Поскольку Пушкин, полагаясь на несколько свидетельств XVIII века, ошибочно считал Пугачева раскольником, который «в церковь никогда не ходил» и «крестился по-раскольнически» [IX: 13, 26, 41][394], тот факт, что перед казнью он бил поклоны, крестился на московские церкви и обращался к «народу православному» с просьбой его простить, нужно понимать — подобно крестному знамению мусульманина Бикбая — как отказ от старой веры и обращение в веру новую[395].
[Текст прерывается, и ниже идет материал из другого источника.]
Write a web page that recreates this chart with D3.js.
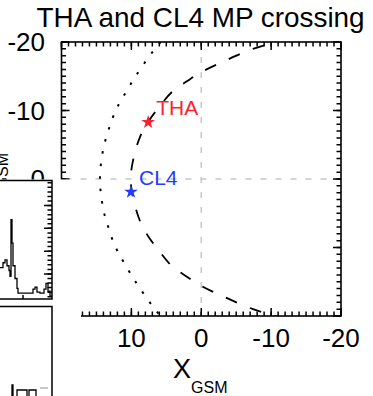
<!DOCTYPE html>
<html>
<head>
<meta charset="utf-8">
<script src="https://cdn.jsdelivr.net/npm/d3@7"></script>
<style>
body { margin: 0; background: #fff; }
svg { display: block; font-family: "Liberation Sans", Arial, Helvetica, sans-serif; }
</style>
</head>
<body>
<svg id="chart" width="373" height="396"></svg>
<script>
// magnetopause model (dashed), GSM Re
const mpX = [-12, -10.6, -7.4, -3.7, 0, 2, 4.2, 6.1, 7.5, 8.7, 9.7, 10.1, 9.7, 8.7, 7.5, 6.1, 4.2, 2, 0, -3.7, -7.4, -10.6, -12];
const mpY = [-20.5, -20, -19, -17.4, -15.6, -14.3, -12.7, -10.4, -8.5, -6.3, -3, 0, 3, 6.3, 8.5, 10.4, 12.7, 14.3, 15.6, 17.4, 19, 20, 20.5];

// bow shock model (dotted)
const bsX = [5.8, 6.4, 7.3, 9.4, 11.0, 12.05, 12.8, 13.4, 14.0, 14.5, 14.0, 13.4, 12.8, 12.05, 11.0, 9.4, 7.3, 6.4, 5.8];
const bsY = [-20, -19.3, -18.1, -15, -12.3, -10.4, -8.6, -6.7, -4.5, 0, 4.5, 6.7, 8.6, 10.4, 12.3, 15, 18.1, 19.3, 20];

// spacecraft positions
const satNames = ["THA", "CL4"];
const satX = [7.6, 10.05];
const satY = [-8.3, 1.9];
const satColors = ["#ff1f2d", "#1f3cff"];

const xTicks = [10, 0, -10, -20];
const yTicks = [-20, -10, 0, 10, 20];

// neighbouring panels (cut off at the left edge)
const histEdges = [0, 1.5, 2.5, 3.5, 4.5, 5, 5.5, 6, 6.5, 7.5, 8.5, 9, 16.5, 17.5, 18.5, 20, 22, 23, 24, 25, 26];
const histCounts = [1.28, 1.49, 1.62, 1.36, 1.15, 0.89, 3.38, 2.35, 1.36, 0.80, 0.37, 0.16, 0.33, 0.42, 0.20, 0.16, 0.33, 0.59, 0.24, 0.03];
const histXTicks = [11.5];
const histYTicks = [1, 2, 3, 4];
const lowEdges = [0, 6, 6.5, 8.5, 13.5, 14.5, 18, 20];
const lowCounts = [0, 0.75, 0, 0.5, 0, 0.5, 0];
const lowGreyEdges = [20, 24];
const lowGreyCounts = [0.6];

const svg = d3.select("#chart");

const plot = {left: 61.5, right: 341, top: 42, bottom: 316};

const x = d3.scaleLinear().domain([20, -20]).range([plot.left, plot.right]);
const y = d3.scaleLinear().domain([-20, 20]).range([plot.top, plot.bottom]);

svg.append("text")
    .attr("x", 36.5).attr("y", 27)
    .attr("font-size", 27.9)
    .text("THA and CL4 MP crossing");

svg.append("defs").append("clipPath").attr("id", "clip")
    .append("rect")
    .attr("x", plot.left).attr("y", plot.top)
    .attr("width", plot.right - plot.left).attr("height", plot.bottom - plot.top);

let g = svg.append("g");

// zero lines
g.append("line")
    .attr("x1", x(0)).attr("x2", x(0))
    .attr("y1", plot.top).attr("y2", plot.bottom)
    .attr("stroke", "#c8c8c8").attr("stroke-width", 1.5)
    .attr("stroke-dasharray", "6,9");
g.append("line")
    .attr("x1", plot.left).attr("x2", plot.right)
    .attr("y1", y(0)).attr("y2", y(0))
    .attr("stroke", "#c8c8c8").attr("stroke-width", 1.5)
    .attr("stroke-dasharray", "6,9").attr("stroke-dashoffset", -4);

let line = d3.line()
    .x(d => x(d[0]))
    .y(d => y(d[1]))
    .curve(d3.curveCatmullRom);

g.append("path")
    .datum(mpX.map((v, i) => [v, mpY[i]]))
    .attr("clip-path", "url(#clip)")
    .attr("d", line)
    .attr("fill", "none").attr("stroke", "#000").attr("stroke-width", 1.8)
    .attr("stroke-dasharray", "12,14").attr("stroke-dashoffset", 4);

g.append("path")
    .datum(bsX.map((v, i) => [v, bsY[i]]))
    .attr("clip-path", "url(#clip)")
    .attr("d", line)
    .attr("fill", "none").attr("stroke", "#000").attr("stroke-width", 2)
    .attr("stroke-dasharray", "2.5,10");

// spacecraft
let sats = g.selectAll("g.sat")
    .data(satNames.map((n, i) => ({name: n, x: satX[i], y: satY[i], color: satColors[i]})))
    .enter().append("g")
    .attr("class", "sat")
    .attr("transform", d => `translate(${x(d.x)},${y(d.y)})`);

sats.append("path")
    .attr("d", d3.symbol().type(d3.symbolStar).size(58))
    .attr("fill", d => d.color);

sats.append("text")
    .attr("x", 8).attr("y", -7)
    .attr("font-size", 21)
    .attr("fill", d => d.color)
    .text(d => d.name);

// tick marks, pointing inward on all four sides, one path per set
const minorTicks = d3.range(-20, 21, 1);

function ticksH(parent, scale, values, yPos, len) {
    let d = values.map(v => `M${scale(v).toFixed(2)},${yPos}v${len}`).join("");
    parent.append("path")
        .attr("d", d)
        .attr("fill", "none")
        .attr("stroke", "#000").attr("stroke-width", 1.5);
}

function ticksV(parent, scale, values, xPos, len) {
    let d = values.map(v => `M${xPos},${scale(v).toFixed(2)}h${len}`).join("");
    parent.append("path")
        .attr("d", d)
        .attr("fill", "none")
        .attr("stroke", "#000").attr("stroke-width", 1.5);
}

ticksH(g, x, minorTicks, plot.bottom, -4.5);
ticksH(g, x, xTicks.concat([20]), plot.bottom, -8);
ticksH(g, x, minorTicks, plot.top, 4.5);
ticksH(g, x, xTicks.concat([20]), plot.top, 8);
ticksV(g, y, minorTicks, plot.left, 4.5);
ticksV(g, y, yTicks, plot.left, 8);
ticksV(g, y, minorTicks, plot.right, -4.5);
ticksV(g, y, yTicks, plot.right, -8);

g.append("g").selectAll("text")
    .data(xTicks)
    .enter().append("text")
    .attr("x", d => x(d))
    .attr("y", 347)
    .attr("text-anchor", "middle")
    .attr("font-size", 26)
    .text(d => d);

g.append("g").selectAll("text")
    .data(yTicks)
    .enter().append("text")
    .attr("x", plot.left - 16.5)
    .attr("y", d => y(d) + 9)
    .attr("text-anchor", "end")
    .attr("font-size", 26)
    .text(d => d);

g.append("rect")
    .attr("x", plot.left).attr("y", plot.top)
    .attr("width", plot.right - plot.left).attr("height", plot.bottom - plot.top)
    .attr("fill", "none").attr("stroke", "#000").attr("stroke-width", 1.6);

// axis titles
let xt = svg.append("text")
    .attr("x", 173).attr("y", 378)
    .attr("font-size", 27);
xt.append("tspan").text("X");
xt.append("tspan").attr("font-size", 16).attr("dy", 15).text("GSM");

let yt = svg.append("text")
    .attr("transform", "translate(-7,153) rotate(-90)")
    .attr("text-anchor", "end")
    .attr("font-size", 27);
yt.append("tspan").text("Y");
yt.append("tspan").attr("font-size", 16).attr("dy", 15).text("GSM");

// panels from the rest of the figure
svg.append("rect")
    .attr("x", 0).attr("y", 179.5)
    .attr("width", 81).attr("height", 220)
    .attr("fill", "#fff");

let hx = d3.scaleLinear().domain([0, 26]).range([0, 52]);
let hy = d3.scaleLinear().domain([-0.1, 5.1]).range([299, 180.5]);

let step = d3.line()
    .x(d => hx(d[0]))
    .curve(d3.curveStepAfter);

let histPts = histCounts.map((c, i) => [histEdges[i], c]);
histPts.push([histEdges[histEdges.length - 1], histCounts[histCounts.length - 1]]);

svg.append("path")
    .datum(histPts)
    .attr("d", step.y(d => hy(d[1])))
    .attr("fill", "none").attr("stroke", "#000").attr("stroke-width", 1.3);

ticksV(svg, hy, d3.range(0, 5.01, 0.2), hx(26), -4.5);
ticksV(svg, hy, histYTicks, hx(26), -8);
ticksH(svg, hx, histXTicks, hy(-0.1), -4);

svg.append("path")
    .attr("d", `M-2,${hy(5.1)}H${hx(26)}V${hy(-0.1)}H-2`)
    .attr("fill", "none").attr("stroke", "#000").attr("stroke-width", 1.5);

// lower panel
let ly = d3.scaleLinear().domain([0, 1]).range([400, 380]);
let lowPts = lowCounts.map((c, i) => [lowEdges[i], c]);
lowPts.push([lowEdges[lowEdges.length - 1], 0]);
svg.append("path")
    .datum(lowPts)
    .attr("d", step.y(d => ly(d[1])))
    .attr("fill", "none").attr("stroke", "#000").attr("stroke-width", 1.3);
svg.append("path")
    .datum([[lowGreyEdges[0], lowGreyCounts[0]], [lowGreyEdges[1], lowGreyCounts[0]]])
    .attr("d", step.y(d => ly(d[1])))
    .attr("fill", "none").attr("stroke", "#aaa").attr("stroke-width", 1.3);

svg.append("path")
    .attr("d", `M-2,306.5H${hx(26)}V400`)
    .attr("fill", "none").attr("stroke", "#000").attr("stroke-width", 1.5);
</script>
</body>
</html>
В основном тексте «Истории» Пушкин приводит в сокращении рассказ П. И. Рычкова, чей сын, полковник, комендант Симбирска, был убит в сражении с мятежниками:

Пугачев ел уху на деревянном блюде. Увидя Рычкова, он сказал ему: добро пожаловать, и пригласил его с ним отобедать. Из чего, пишет академик, я познал его подлый дух. Рычков спросил его, как мог он отважиться на такие великие злодеяния? — Пугачев отвечал: виноват пред Богом и Государыней, но буду стараться заслужить все мои вины. И подтверждал слова свои божбою (по подлости своей, опять замечает Рычков). Говоря о своем сыне, Рычков не мог удержаться от слез; Пугачев, глядя на него, сам заплакал [IX: 78].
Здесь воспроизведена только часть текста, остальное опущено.